Fittingly enough, the song actually is Kyp Malone's joyful tribute to procreation: "a gender-neutral, sex-positive love song" that features the bearded one singing such hot-and-heavy things as "swear to God it'll get so hot it'll melt our faces off" and "ball so hard we'll smash the walls" and "I'm gonna make you cum."

Yet, in duet with The Boggs' Ellie Everdell, their male/female voices swimming and dancing like mingling limbs, Malone also realizes "of course there are miracles/under your sighs and moans," making this a song about f**king that's in reverence to the spiritual —or, indeed, the scientific— resonance that underwrites the "ecstatic disaster" of gettin' it on.

I Need You Hindsight

"Lover's Day" also serves as culmination of Dear Science's dearest ambition: the use of the studio as instrument. TVOTR's man-behind-the-curtain, Dave Sitek, fashions symphonies of excess, constructing songs as massive monuments, built in reverent tribute to polyphonic production and artful multitracking.

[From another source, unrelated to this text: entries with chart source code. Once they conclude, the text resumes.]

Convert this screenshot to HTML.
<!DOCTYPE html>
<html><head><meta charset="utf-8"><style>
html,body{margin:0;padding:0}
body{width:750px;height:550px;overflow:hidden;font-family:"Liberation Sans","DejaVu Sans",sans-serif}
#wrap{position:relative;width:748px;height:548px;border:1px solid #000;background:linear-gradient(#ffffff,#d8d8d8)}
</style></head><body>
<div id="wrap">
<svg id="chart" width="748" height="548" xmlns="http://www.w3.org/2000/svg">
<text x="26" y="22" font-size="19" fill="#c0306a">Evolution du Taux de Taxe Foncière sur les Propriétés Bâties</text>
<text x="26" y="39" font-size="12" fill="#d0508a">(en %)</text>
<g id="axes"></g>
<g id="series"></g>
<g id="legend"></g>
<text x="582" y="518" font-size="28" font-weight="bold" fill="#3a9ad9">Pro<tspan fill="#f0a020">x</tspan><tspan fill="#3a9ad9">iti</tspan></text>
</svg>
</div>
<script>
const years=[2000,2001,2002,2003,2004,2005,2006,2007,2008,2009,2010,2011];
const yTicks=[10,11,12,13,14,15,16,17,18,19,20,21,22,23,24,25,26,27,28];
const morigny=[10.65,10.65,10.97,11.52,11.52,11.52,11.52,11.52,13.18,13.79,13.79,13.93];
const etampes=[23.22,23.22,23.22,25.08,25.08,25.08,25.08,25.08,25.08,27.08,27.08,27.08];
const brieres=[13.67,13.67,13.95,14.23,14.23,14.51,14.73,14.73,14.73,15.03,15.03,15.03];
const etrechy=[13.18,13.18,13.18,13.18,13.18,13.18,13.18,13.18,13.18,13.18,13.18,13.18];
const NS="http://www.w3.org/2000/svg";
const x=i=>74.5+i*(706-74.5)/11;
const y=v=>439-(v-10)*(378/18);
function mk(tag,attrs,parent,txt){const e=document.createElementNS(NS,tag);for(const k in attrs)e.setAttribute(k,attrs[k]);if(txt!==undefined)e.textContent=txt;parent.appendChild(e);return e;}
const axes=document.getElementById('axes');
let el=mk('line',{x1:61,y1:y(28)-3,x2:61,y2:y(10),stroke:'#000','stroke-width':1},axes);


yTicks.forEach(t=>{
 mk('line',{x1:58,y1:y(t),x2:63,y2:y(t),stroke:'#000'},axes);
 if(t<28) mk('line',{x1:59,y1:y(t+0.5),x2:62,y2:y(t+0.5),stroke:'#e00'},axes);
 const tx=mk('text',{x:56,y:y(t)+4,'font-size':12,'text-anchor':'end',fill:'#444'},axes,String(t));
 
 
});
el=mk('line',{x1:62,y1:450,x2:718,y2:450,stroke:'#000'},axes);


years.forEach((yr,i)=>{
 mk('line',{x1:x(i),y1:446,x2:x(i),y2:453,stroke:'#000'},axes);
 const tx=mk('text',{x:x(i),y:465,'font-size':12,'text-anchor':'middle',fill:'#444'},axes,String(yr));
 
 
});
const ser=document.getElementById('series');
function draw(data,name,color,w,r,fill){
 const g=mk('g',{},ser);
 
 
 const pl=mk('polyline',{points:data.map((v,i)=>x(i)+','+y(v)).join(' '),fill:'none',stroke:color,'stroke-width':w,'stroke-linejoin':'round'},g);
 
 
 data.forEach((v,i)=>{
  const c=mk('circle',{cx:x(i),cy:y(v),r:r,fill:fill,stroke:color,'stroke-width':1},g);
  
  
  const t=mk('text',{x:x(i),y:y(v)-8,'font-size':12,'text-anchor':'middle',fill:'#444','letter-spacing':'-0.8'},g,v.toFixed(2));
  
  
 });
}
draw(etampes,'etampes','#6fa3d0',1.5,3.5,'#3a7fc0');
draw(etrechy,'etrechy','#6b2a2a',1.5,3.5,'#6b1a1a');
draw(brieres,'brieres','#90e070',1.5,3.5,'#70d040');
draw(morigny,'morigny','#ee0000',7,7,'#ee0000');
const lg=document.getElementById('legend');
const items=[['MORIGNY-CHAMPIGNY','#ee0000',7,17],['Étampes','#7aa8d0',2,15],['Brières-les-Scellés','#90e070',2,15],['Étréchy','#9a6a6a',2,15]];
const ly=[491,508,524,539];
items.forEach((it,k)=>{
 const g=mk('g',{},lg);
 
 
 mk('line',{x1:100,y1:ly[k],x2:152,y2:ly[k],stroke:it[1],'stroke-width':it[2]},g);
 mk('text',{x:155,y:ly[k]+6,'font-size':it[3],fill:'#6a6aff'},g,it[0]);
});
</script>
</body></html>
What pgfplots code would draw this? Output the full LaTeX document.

Abusing the ability of recorded-sounds to trick the human ear's perception of the world around it, Sitek creates impossible spaces; taking innumerable source sounds and pressing them, intimately, to the listener's ears. On the album's finalé, it's a swarm of woodwinds, a marshaled drum corps, and cascading walls of faux-choral vocals, shoegaze guitars, and bristling brass.

That grand-scale mix of grandeur and detail, that sense of big-production-number ambition, could, indeed, lend Dear Science comparisons to Pet Sounds. But, stylistically and aesthetically, it's far more like, say, INXS's Kick: a confident, sharply-produced, catchy-as-hell set mixing new-wave, soul, sex, and commercial rock with an irrepressible decadence. Kick garnered all manner of critical acclaim and awards-show statuettes upon its 1987 release, but, 20 years on, to evoke its name is akin to slander.

20 years from now, who knows whether Dear Science will still be remembered as 2008's best. Critical consensus can seem so concrete at certain times, but perceptions and opinions are fluid. Maybe, in 20 years time, everyone will have come to agree with what Dave Sitek and I both believe: the most important rockband at the moment isn't TV on the Radio, but their strangely-unloved pals Celebration.